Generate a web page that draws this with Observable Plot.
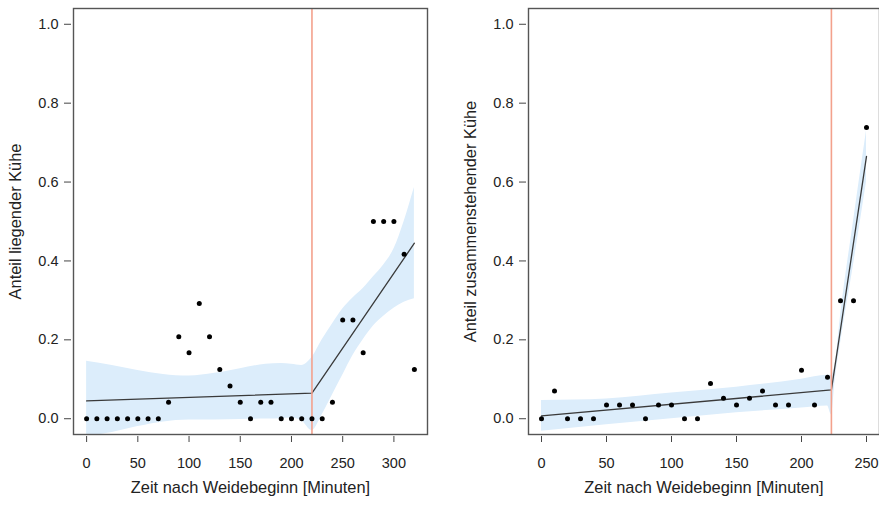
<!DOCTYPE html>
<html><head><meta charset="utf-8">
<script src="https://cdn.jsdelivr.net/npm/d3@7"></script>
<script src="https://cdn.jsdelivr.net/npm/@observablehq/plot@0.6"></script>
<style>
body{margin:0;background:#fff;}
#wrap{display:flex;width:879px;height:506px;overflow:hidden;}
svg{display:block;flex:none;}
</style></head><body><div id="wrap"></div>
<script>
// ---------- Left panel: Anteil liegender Kühe ----------
const leftTime  = [0,10,20,30,40,50,60,70,80,90,100,110,120,130,140,150,160,170,180,190,200,210,220,230,240,250,260,270,280,290,300,310,320];
const leftShare = [0,0,0,0,0,0,0,0,0.042,0.208,0.167,0.292,0.208,0.125,0.083,0.042,0,0.042,0.042,0,0,0,0,0,0.042,0.25,0.25,0.167,0.5,0.5,0.5,0.417,0.125];
const leftFitX  = [0,220,320];
const leftFitY  = [0.045,0.065,0.445];
const leftBandX  = [0,25,50,75,100,125,150,175,190,200,210,220,230,240,250,260,270,280,290,300,310,320];
const leftBandLo = [-0.045,-0.035,-0.02,-0.008,-0.003,-0.003,-0.002,-0.001,0.0,0.002,-0.005,-0.03,0.01,0.06,0.11,0.16,0.2,0.235,0.26,0.28,0.295,0.304];
const leftBandHi = [0.146,0.135,0.122,0.112,0.108,0.115,0.127,0.138,0.14,0.138,0.135,0.155,0.2,0.24,0.278,0.306,0.33,0.36,0.39,0.43,0.5,0.586];
const leftBreak = 220;
const leftTicks = [0,50,100,150,200,250,300];

// ---------- Right panel: Anteil zusammenstehender Kühe ----------
const rightTime  = [0,10,20,30,40,50,60,70,80,90,100,110,120,130,140,150,160,170,180,190,200,210,220,230,240,250];
const rightShare = [0,0.07,0,0,0,0.035,0.035,0.035,0,0.035,0.035,0,0,0.089,0.052,0.035,0.052,0.07,0.035,0.035,0.123,0.035,0.105,0.299,0.299,0.738];
const rightFitX  = [0,223,250];
const rightFitY  = [0.007,0.073,0.665];
const rightBandX  = [0,50,100,150,200,220,223,226,230,240,250];
const rightBandLo = [-0.032,-0.015,0.0,0.015,0.027,0.032,0.01,0.1,0.19,0.39,0.6];
const rightBandHi = [0.046,0.05,0.065,0.08,0.1,0.11,0.11,0.14,0.26,0.5,0.73];
const rightBreak = 223;
const rightTicks = [0,50,100,150,200,250];

const yTicks = [0,0.2,0.4,0.6,0.8,1.0];
const xLabel = "Zeit nach Weidebeginn [Minuten]";

const zipPts = (xs, ys) => xs.map((x, i) => ({x, y: ys[i]}));
const zipBand = (xs, lo, hi) => xs.map((x, i) => ({x, lo: lo[i], hi: hi[i]}));

function panel({width, marginLeft, marginRight, xDomain, xTicks, pts, fit, band, brk, yLabel}) {
  return Plot.plot({
    width, height: 506,
    marginLeft, marginRight, marginTop: 8, marginBottom: 72,
    style: {fontFamily: "'Liberation Sans', Arial, sans-serif", fontSize: "14.5px", color: "#222", background: "#fff"},
    x: {domain: xDomain},
    y: {domain: [-0.04, 1.04]},
    marks: [
      Plot.areaY(band, {x: "x", y1: "lo", y2: "hi", fill: "#dcedfb", curve: "monotone-x", clip: true}),
      Plot.line(fit, {x: "x", y: "y", stroke: "#3a3a3a", strokeWidth: 1.3}),
      Plot.ruleX([brk], {stroke: "#f3a18c", strokeWidth: 1.6}),
      Plot.dot(pts, {x: "x", y: "y", r: 2.5, fill: "#000", stroke: null}),
      Plot.frame({stroke: "#555", strokeWidth: 1.4}),
      Plot.axisX({ticks: xTicks, tickSize: 6, tickPadding: 15, dy: 2, label: null, fontSize: 14.5, stroke: "#444"}),
      Plot.axisY({ticks: yTicks, tickSize: 7, tickPadding: 6, dx: -2, label: null, tickFormat: d3.format(".1f"), fontSize: 14.5, stroke: "#444"}),
      Plot.text([yLabel], {frameAnchor: "left", textAnchor: "middle", dx: -58, rotate: -90, fontSize: 16.4, fill: "#222"}),
      Plot.text([xLabel], {frameAnchor: "bottom", textAnchor: "middle", dy: 58, fontSize: 16.4, fill: "#222"})
    ]
  });
}

const wrap = document.getElementById("wrap");
wrap.appendChild(panel({
  width: 440, marginLeft: 73, marginRight: 13,
  xDomain: [-12.8, 332.8], xTicks: leftTicks,
  pts: zipPts(leftTime, leftShare), fit: zipPts(leftFitX, leftFitY),
  band: zipBand(leftBandX, leftBandLo, leftBandHi), brk: leftBreak,
  yLabel: "Anteil liegender Kühe"
}));
wrap.appendChild(panel({
  width: 439, marginLeft: 88, marginRight: 0,
  xDomain: [-10, 260], xTicks: rightTicks,
  pts: zipPts(rightTime, rightShare), fit: zipPts(rightFitX, rightFitY),
  band: zipBand(rightBandX, rightBandLo, rightBandHi), brk: rightBreak,
  yLabel: "Anteil zusammenstehender Kühe"
}));
</script></body></html>
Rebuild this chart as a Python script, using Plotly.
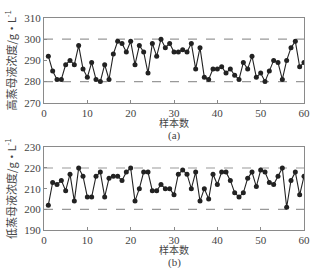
import plotly.graph_objects as go

samples = list(range(1, 61))
high_conc = [292, 285, 281, 281, 288, 290, 288, 297, 286, 282,
             289, 281, 280, 288, 281, 293, 299, 298, 294, 299,
             288, 297, 294, 284, 298, 292, 300, 296, 298, 294,
             294, 295, 294, 298, 286, 296, 282, 281, 286, 286,
             287, 284, 286, 283, 281, 289, 286, 292, 282, 284,
             280, 285, 290, 289, 281, 290, 296, 299, 287, 289]
low_conc = [202, 213, 212, 214, 209, 217, 204, 220, 216, 206,
            206, 216, 218, 206, 215, 216, 216, 214, 218, 220,
            204, 210, 218, 218, 209, 209, 212, 210, 210, 207,
            217, 219, 217, 210, 218, 204, 210, 205, 217, 212,
            218, 218, 214, 208, 206, 208, 215, 218, 211, 219,
            218, 213, 212, 216, 220, 201, 214, 218, 207, 216]
high_limits = [280, 300]
low_limits = [200, 220]
xticks = [0, 10, 20, 30, 40, 50, 60]
high_yticks = [270, 280, 290, 300, 310]
low_yticks = [190, 200, 210, 220, 230]

SERIF = "Liberation Serif, Times New Roman, serif"
CJK = "Noto Sans CJK SC"
frame = "#8a8a8a"

fig = go.Figure()
fig.add_trace(go.Scatter(x=samples, y=high_conc, mode="lines+markers",
                         line=dict(color="#222", width=1.1),
                         marker=dict(color="#222", size=5),
                         xaxis="x", yaxis="y", showlegend=False))
fig.add_trace(go.Scatter(x=samples, y=low_conc, mode="lines+markers",
                         line=dict(color="#222", width=1.1),
                         marker=dict(color="#222", size=5),
                         xaxis="x2", yaxis="y2", showlegend=False))

for v in high_limits:
    fig.add_shape(type="line", xref="x domain", yref="y", x0=0, x1=1, y0=v, y1=v,
                  line=dict(color="#999", width=1.2, dash="dash"), layer="below")
for v in low_limits:
    fig.add_shape(type="line", xref="x2 domain", yref="y2", x0=0, x1=1, y0=v, y1=v,
                  line=dict(color="#999", width=1.2, dash="dash"), layer="below")

axis_common = dict(showgrid=False, zeroline=False, showline=True, linecolor=frame,
                   linewidth=1, mirror=True, ticks="inside", ticklen=3, tickcolor=frame,
                   tickfont=dict(family=SERIF, size=11, color="#444"))

fig.update_layout(
    width=322, height=269,
    margin=dict(l=39, r=15, t=15, b=39),
    paper_bgcolor="white", plot_bgcolor="white",
    xaxis=dict(domain=[0, 1], anchor="y", range=[0, 60], tickvals=xticks,
               ticklabelstandoff=0, **axis_common),
    yaxis=dict(domain=[0.6, 1], anchor="x", range=[270, 310], tickvals=high_yticks,
               title=dict(text="高蒸母液浓度/g·L<sup>-1</sup>", standoff=5,
                          font=dict(family=CJK, size=11, color="#444")), **axis_common),
    xaxis2=dict(domain=[0, 1], anchor="y2", range=[0, 60], tickvals=xticks,
                ticklabelstandoff=0, **axis_common),
    yaxis2=dict(domain=[0, 0.39], anchor="x2", range=[190, 230], tickvals=low_yticks,
                title=dict(text="低蒸母液浓度/g·L<sup>-1</sup>", standoff=5,
                           font=dict(family=CJK, size=11, color="#444")), **axis_common),
)

ann = [
    dict(text="样本数", y=121, font=dict(family=CJK, size=10, color="#444")),
    dict(text="(a)", y=134, font=dict(family=SERIF, size=11, color="#444")),
    dict(text="样本数", y=250, font=dict(family=CJK, size=10, color="#444")),
    dict(text="(b)", y=263, font=dict(family=SERIF, size=11, color="#444")),
]
for a in ann:
    fig.add_annotation(text=a["text"], xref="x domain", yref="paper", x=0.5,
                       y=1 - (a["y"] - 15) / 215, height=11, borderpad=0,
                       showarrow=False, font=a["font"], xanchor="center", yanchor="middle")

fig.write_html("out.html")
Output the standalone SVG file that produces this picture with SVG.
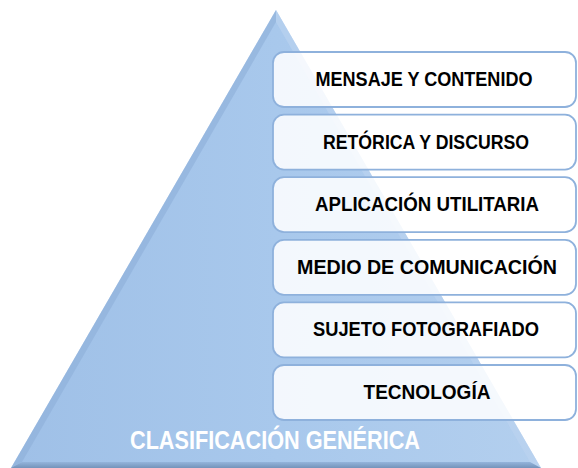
<svg xmlns="http://www.w3.org/2000/svg" width="578" height="468" viewBox="0 0 578 468">
<defs>
<linearGradient id="tri" x1="0" y1="0" x2="1" y2="0">
<stop offset="0" stop-color="#9fc0e7"/>
<stop offset="0.5" stop-color="#a8c8ec"/>
<stop offset="1" stop-color="#b3cfee"/>
</linearGradient>
<linearGradient id="band" x1="0" y1="0" x2="0" y2="1">
<stop offset="0" stop-color="#94b4db"/>
<stop offset="1" stop-color="#7493ba"/>
</linearGradient>
<style>
.box{fill:#ffffff;fill-opacity:0.86;stroke:#8eb1dc;stroke-width:1.8}
.lbl{font-family:"Liberation Sans",Arial,sans-serif;font-weight:bold;font-size:20px;fill:#000000;text-anchor:middle}
.base{font-family:"Liberation Sans",Arial,sans-serif;font-weight:bold;font-size:26px;fill:#ffffff;text-anchor:middle}
</style>
</defs>
<g id="pyramid">
<polygon points="276,10 11,468 541,468" fill="url(#tri)"/>
<polygon points="276,10 541,468 530,462 276,22" fill="#bcd4f0" opacity="0.6"/>
<polygon points="276,10 11,468 22,462 276,22" fill="#8eafd8" opacity="0.6"/>
<polygon points="22,462 530,462 541,468 11,468" fill="url(#band)"/>
<text class="base" x="275" y="449" textLength="290" lengthAdjust="spacingAndGlyphs">CLASIFICACIÓN GENÉRICA</text>
</g>
<g id="n1"><rect class="box" x="273" y="52" width="303" height="55" rx="11"/><text class="lbl" x="424" y="86" textLength="217" lengthAdjust="spacingAndGlyphs">MENSAJE Y CONTENIDO</text></g>
<g id="n2"><rect class="box" x="273" y="114.6" width="303" height="55" rx="11"/><text class="lbl" x="426" y="148.6" textLength="206" lengthAdjust="spacingAndGlyphs">RETÓRICA Y DISCURSO</text></g>
<g id="n3"><rect class="box" x="273" y="177.2" width="303" height="55" rx="11"/><text class="lbl" x="427" y="211.2" textLength="224" lengthAdjust="spacingAndGlyphs">APLICACIÓN UTILITARIA</text></g>
<g id="n4"><rect class="box" x="273" y="239.8" width="303" height="55" rx="11"/><text class="lbl" x="427" y="273.8" textLength="260" lengthAdjust="spacingAndGlyphs">MEDIO DE COMUNICACIÓN</text></g>
<g id="n5"><rect class="box" x="273" y="302.4" width="303" height="55" rx="11"/><text class="lbl" x="426" y="336.4" textLength="226" lengthAdjust="spacingAndGlyphs">SUJETO FOTOGRAFIADO</text></g>
<g id="n6"><rect class="box" x="273" y="365" width="303" height="55" rx="11"/><text class="lbl" x="427" y="399" textLength="127" lengthAdjust="spacingAndGlyphs">TECNOLOGÍA</text></g>
<g id="connectors"/>
</svg>
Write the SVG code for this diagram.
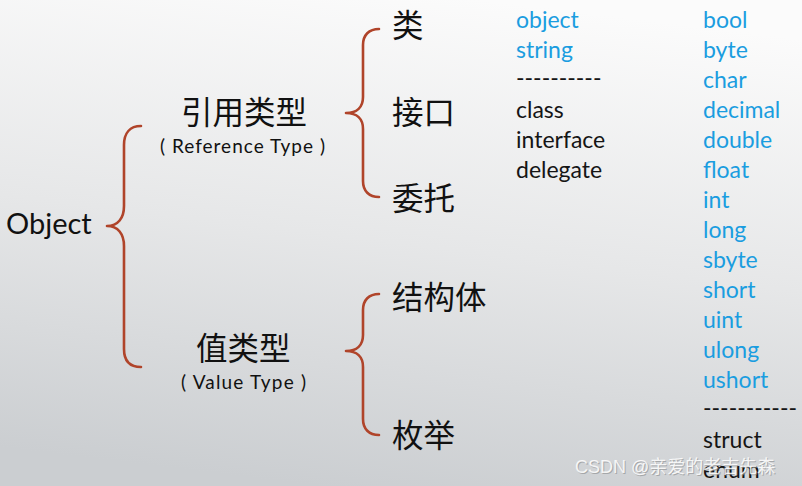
<svg xmlns="http://www.w3.org/2000/svg" width="802" height="486" viewBox="0 0 802 486">
<defs>
<linearGradient id="bg" x1="0.6" y1="0" x2="0.4" y2="1">
<stop offset="0" stop-color="#fbfbfb"/>
<stop offset="0.5" stop-color="#e6e7e8"/>
<stop offset="1" stop-color="#cbced1"/>
</linearGradient>
</defs>
<style>
.br{fill:none;stroke:#b0442a;stroke-width:2.6;stroke-linecap:round;stroke-linejoin:round}
.cn{font-family:"Noto Sans CJK SC","Noto Sans",sans-serif;font-size:31.5px;fill:#111}
.en{font-family:Lato,"Noto Sans",sans-serif;fill:#111}
.sub{font-family:Lato,"Noto Sans",sans-serif;font-size:19px;fill:#111}
.kw{font-family:Lato,"Noto Sans",sans-serif;font-size:23px}
.b{fill:#1a9de0}
.k{fill:#151515}
</style>
<rect width="802" height="486" fill="url(#bg)"/>
<g id="connectors">
<path class="br" d="M141,126 C130,126 124,133 124,145 L124,206 C124,218 118,226 107,226 C118,226 124,234 124,246 L124,349 C124,361 130,367 141,367"/>
<path class="br" d="M379,29 C369,29 363,35 363,45 L363,97 C363,107 357,113 346,113 C357,113 363,119 363,129 L363,181 C363,191 369,197 379,197"/>
<path class="br" d="M379,294 C369,294 363,300 363,310 L363,335 C363,345 357,351 346,351 C357,351 363,357 363,367 L363,419 C363,429 369,435 379,435"/>
</g>
<g id="object"><text class="en" x="6" y="234" font-size="29">Object</text></g>
<g id="ref">
<text class="cn" x="181" y="124">引用类型</text>
<text class="sub" x="160" y="153" textLength="165" lengthAdjust="spacing">(  Reference Type  )</text>
</g>
<g id="val">
<text class="cn" x="196" y="360">值类型</text>
<text class="sub" x="181" y="389" textLength="125" lengthAdjust="spacing">(  Value Type  )</text>
</g>
<g id="lei"><text class="cn" x="392" y="37">类</text></g>
<g id="jiekou"><text class="cn" x="392" y="124">接口</text></g>
<g id="weituo"><text class="cn" x="392" y="210">委托</text></g>
<g id="jiegouti"><text class="cn" x="392" y="309">结构体</text></g>
<g id="meiju"><text class="cn" x="392" y="447">枚举</text></g>
<g id="reflist" class="kw">
<text class="b" x="516" y="28">object</text>
<text class="b" x="516" y="58">string</text>
<text class="k" x="516" y="86">----------</text>
<text class="k" x="516" y="118">class</text>
<text class="k" x="516" y="148">interface</text>
<text class="k" x="516" y="178">delegate</text>
</g>
<g id="vallist" class="kw">
<text class="b" x="703" y="28">bool</text>
<text class="b" x="703" y="58">byte</text>
<text class="b" x="703" y="88">char</text>
<text class="b" x="703" y="118">decimal</text>
<text class="b" x="703" y="148">double</text>
<text class="b" x="703" y="178">float</text>
<text class="b" x="703" y="208">int</text>
<text class="b" x="703" y="238">long</text>
<text class="b" x="703" y="268">sbyte</text>
<text class="b" x="703" y="298">short</text>
<text class="b" x="703" y="328">uint</text>
<text class="b" x="703" y="358">ulong</text>
<text class="b" x="703" y="388">ushort</text>
<text class="k" x="703" y="416">-----------</text>
<text class="k" x="703" y="448">struct</text>
<text class="k" x="703" y="478">enum</text>
</g>
<g id="watermark" font-family="'Liberation Sans','Noto Sans CJK SC',sans-serif" font-size="18">
<text x="576" y="474" fill="#8a8c8e" opacity="0.6">CSDN @亲爱的老吉先森</text>
<text x="575" y="473" fill="#ffffff" opacity="0.85">CSDN @亲爱的老吉先森</text>
</g>
</svg>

▬▬▬

▶ [TASK GOAL] Show every line of the listing in which the string "that" can be found.

▶ [RESPONSE TO THE TASK]
Generate a web page that draws this with Observable Plot.
Output the standalone SVG file that produces this picture with SVG.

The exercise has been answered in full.